* [Challenge] Search the material and gather each line with "chart" in it.

* [Data provided]
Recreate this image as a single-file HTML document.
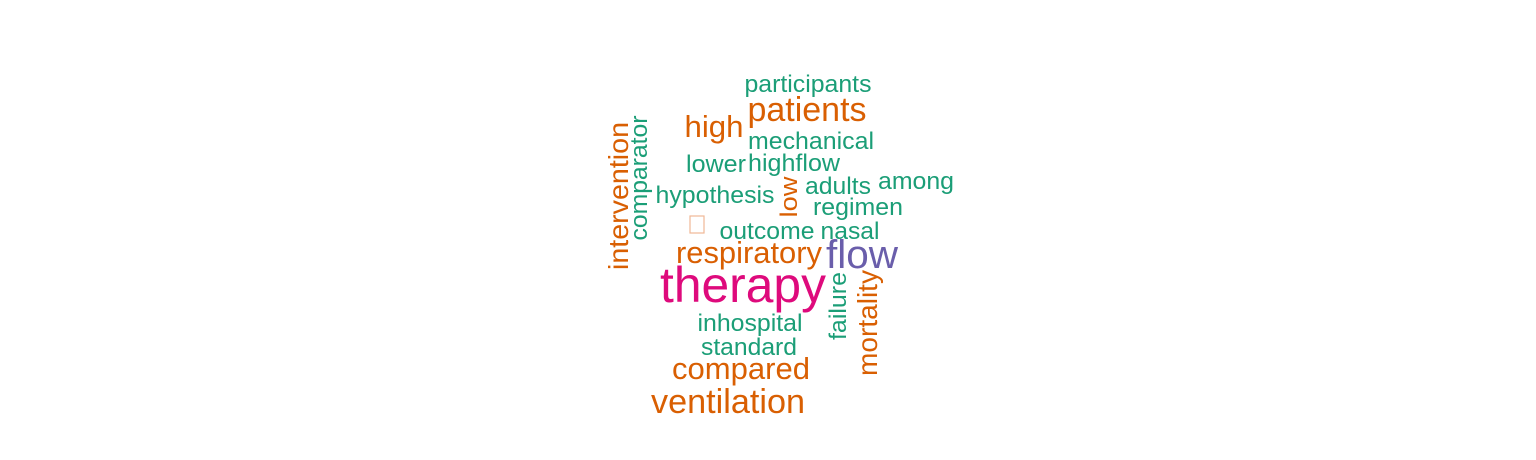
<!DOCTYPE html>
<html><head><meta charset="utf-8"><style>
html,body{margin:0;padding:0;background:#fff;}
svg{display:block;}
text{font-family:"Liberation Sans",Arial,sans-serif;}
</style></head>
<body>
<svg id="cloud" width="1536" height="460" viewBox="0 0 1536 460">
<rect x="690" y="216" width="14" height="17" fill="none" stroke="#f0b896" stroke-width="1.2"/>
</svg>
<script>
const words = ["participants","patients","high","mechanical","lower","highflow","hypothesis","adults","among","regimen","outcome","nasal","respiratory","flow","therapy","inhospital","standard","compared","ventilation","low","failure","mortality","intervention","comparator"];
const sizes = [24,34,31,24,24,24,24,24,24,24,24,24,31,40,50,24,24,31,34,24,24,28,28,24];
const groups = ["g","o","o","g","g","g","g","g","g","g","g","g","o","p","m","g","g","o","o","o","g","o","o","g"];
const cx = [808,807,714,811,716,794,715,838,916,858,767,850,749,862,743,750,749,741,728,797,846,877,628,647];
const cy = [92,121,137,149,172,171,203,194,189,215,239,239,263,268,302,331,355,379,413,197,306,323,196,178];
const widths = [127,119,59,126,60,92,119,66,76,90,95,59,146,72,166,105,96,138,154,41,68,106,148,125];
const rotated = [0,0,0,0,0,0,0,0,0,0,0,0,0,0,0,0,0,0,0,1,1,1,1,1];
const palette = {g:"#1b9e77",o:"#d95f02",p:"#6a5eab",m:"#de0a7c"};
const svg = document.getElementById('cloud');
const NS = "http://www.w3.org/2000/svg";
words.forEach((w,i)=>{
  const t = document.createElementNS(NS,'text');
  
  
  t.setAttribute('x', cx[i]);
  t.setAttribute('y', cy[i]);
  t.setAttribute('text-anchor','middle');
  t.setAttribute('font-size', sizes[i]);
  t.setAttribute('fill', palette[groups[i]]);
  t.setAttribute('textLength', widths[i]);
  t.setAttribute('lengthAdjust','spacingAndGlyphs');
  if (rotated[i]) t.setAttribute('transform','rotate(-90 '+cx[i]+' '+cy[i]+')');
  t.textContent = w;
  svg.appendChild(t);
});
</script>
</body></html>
==
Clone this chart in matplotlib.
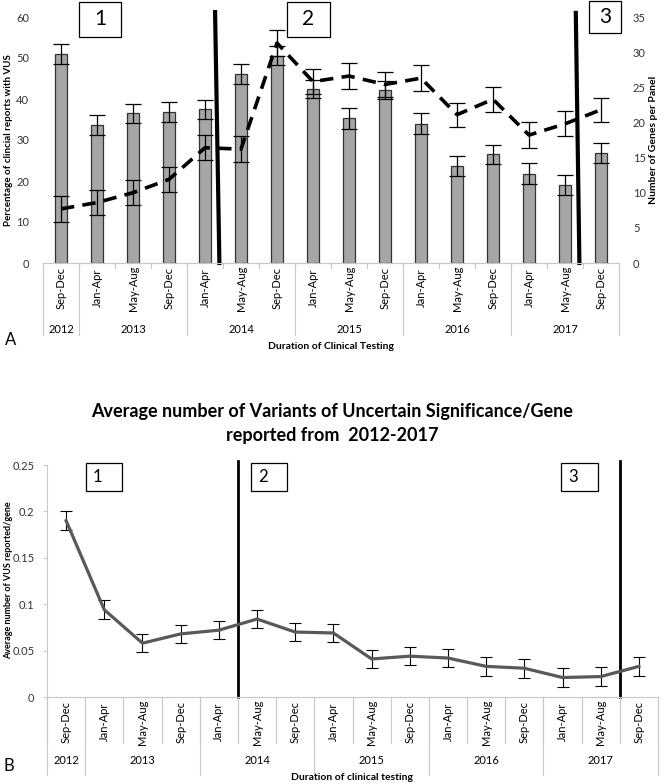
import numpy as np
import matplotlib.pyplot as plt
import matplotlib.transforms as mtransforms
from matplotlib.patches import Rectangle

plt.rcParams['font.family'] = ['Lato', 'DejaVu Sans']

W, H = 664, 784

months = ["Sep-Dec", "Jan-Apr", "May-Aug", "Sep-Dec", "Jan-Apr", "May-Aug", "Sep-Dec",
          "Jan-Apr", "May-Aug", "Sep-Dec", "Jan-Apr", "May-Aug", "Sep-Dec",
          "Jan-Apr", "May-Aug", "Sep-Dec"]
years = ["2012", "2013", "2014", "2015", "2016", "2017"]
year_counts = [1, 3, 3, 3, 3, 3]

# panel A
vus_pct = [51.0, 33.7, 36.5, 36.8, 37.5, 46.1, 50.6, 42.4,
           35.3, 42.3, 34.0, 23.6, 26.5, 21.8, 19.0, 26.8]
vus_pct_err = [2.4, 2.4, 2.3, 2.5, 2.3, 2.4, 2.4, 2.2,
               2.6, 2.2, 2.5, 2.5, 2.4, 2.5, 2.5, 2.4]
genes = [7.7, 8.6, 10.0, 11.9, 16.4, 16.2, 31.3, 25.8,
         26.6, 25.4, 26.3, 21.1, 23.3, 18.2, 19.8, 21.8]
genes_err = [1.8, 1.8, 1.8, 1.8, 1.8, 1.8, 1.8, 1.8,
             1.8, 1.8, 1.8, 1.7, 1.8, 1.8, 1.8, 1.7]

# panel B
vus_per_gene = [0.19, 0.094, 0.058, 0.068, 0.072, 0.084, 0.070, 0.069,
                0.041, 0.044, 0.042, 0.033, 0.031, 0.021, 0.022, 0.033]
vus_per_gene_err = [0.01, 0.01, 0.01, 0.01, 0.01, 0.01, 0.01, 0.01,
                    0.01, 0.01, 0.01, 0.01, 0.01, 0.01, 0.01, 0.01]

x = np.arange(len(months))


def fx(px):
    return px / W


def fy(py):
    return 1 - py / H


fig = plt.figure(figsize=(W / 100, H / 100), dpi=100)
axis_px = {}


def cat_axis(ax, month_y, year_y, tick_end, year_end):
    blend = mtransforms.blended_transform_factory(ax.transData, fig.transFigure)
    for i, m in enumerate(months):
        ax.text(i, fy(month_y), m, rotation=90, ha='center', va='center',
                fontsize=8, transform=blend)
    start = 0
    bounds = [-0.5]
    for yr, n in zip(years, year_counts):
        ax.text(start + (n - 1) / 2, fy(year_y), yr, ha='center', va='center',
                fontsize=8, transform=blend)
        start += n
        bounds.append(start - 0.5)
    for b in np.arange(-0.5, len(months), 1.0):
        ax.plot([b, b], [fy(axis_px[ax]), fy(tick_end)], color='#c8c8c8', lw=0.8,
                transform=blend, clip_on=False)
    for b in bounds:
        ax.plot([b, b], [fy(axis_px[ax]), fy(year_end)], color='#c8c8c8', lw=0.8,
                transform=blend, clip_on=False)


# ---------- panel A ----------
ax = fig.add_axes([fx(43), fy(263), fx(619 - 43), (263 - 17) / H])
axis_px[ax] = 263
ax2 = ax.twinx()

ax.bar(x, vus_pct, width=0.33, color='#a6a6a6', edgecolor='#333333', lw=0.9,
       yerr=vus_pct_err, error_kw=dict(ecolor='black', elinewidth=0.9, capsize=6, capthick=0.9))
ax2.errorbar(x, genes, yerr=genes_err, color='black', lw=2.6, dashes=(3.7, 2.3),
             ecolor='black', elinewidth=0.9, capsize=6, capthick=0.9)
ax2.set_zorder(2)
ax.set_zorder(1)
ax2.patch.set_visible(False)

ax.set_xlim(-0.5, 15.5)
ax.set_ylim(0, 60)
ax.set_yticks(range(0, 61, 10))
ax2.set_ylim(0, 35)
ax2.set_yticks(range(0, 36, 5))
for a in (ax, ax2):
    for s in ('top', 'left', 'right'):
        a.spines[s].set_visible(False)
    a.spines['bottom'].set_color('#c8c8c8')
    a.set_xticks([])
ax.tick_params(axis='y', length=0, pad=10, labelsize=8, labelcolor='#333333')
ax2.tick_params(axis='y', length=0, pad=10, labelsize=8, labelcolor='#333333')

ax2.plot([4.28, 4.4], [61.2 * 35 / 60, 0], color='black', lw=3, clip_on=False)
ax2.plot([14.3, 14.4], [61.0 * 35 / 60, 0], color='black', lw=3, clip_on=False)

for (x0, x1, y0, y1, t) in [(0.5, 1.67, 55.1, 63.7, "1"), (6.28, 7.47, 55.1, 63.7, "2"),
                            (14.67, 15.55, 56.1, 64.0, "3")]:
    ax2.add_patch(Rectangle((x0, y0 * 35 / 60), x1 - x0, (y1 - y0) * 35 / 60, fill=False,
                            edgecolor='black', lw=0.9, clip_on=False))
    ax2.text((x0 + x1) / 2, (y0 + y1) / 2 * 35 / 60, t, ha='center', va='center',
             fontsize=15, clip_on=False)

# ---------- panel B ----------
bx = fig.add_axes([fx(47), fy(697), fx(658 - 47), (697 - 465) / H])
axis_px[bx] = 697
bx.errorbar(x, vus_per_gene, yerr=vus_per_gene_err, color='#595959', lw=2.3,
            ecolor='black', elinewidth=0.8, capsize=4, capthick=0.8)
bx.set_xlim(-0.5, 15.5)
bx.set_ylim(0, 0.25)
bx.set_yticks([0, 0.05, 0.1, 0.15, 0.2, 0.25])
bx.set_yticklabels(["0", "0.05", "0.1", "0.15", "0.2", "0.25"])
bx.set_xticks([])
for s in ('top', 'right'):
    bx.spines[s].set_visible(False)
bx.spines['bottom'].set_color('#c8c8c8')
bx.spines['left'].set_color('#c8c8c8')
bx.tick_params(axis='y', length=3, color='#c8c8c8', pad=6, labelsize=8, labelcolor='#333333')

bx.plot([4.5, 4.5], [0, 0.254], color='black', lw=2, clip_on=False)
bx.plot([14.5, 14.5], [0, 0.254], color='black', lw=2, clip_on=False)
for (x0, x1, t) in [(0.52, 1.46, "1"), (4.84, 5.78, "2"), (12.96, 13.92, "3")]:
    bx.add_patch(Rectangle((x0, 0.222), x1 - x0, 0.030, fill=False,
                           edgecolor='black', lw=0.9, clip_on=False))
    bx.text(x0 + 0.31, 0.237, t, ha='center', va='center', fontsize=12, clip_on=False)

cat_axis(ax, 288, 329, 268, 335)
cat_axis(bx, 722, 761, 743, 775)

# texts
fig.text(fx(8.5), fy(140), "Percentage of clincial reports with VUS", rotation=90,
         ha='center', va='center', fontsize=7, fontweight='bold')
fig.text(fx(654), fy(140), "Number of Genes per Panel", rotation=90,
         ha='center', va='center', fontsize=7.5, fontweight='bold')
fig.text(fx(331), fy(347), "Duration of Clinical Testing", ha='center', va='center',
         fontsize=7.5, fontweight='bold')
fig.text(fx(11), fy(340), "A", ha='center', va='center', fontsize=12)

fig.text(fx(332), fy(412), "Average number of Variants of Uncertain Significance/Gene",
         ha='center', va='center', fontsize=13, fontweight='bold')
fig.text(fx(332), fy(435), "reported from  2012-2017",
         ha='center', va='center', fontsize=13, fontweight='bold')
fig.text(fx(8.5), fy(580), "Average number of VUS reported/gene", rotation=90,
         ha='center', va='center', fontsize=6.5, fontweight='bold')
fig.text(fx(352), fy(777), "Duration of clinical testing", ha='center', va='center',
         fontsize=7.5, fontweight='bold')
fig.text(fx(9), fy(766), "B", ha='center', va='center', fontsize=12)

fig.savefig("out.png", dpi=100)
==
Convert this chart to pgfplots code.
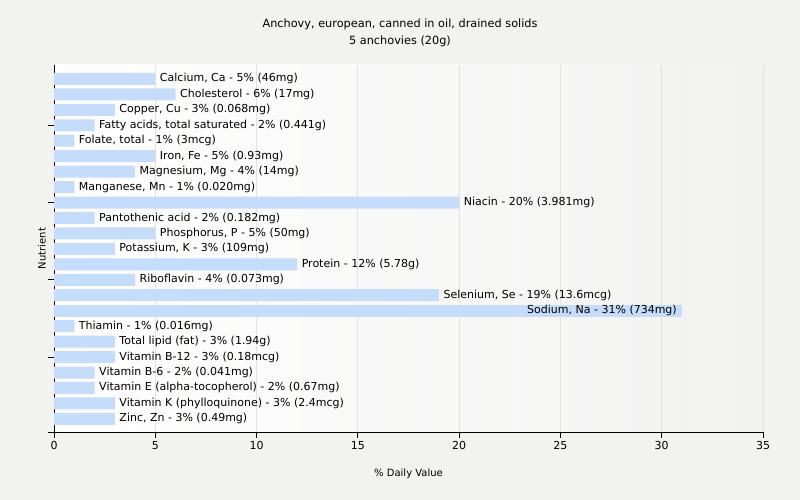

* [Written solution]
Clone this chart in matplotlib.
Convert this chart to pgfplots code.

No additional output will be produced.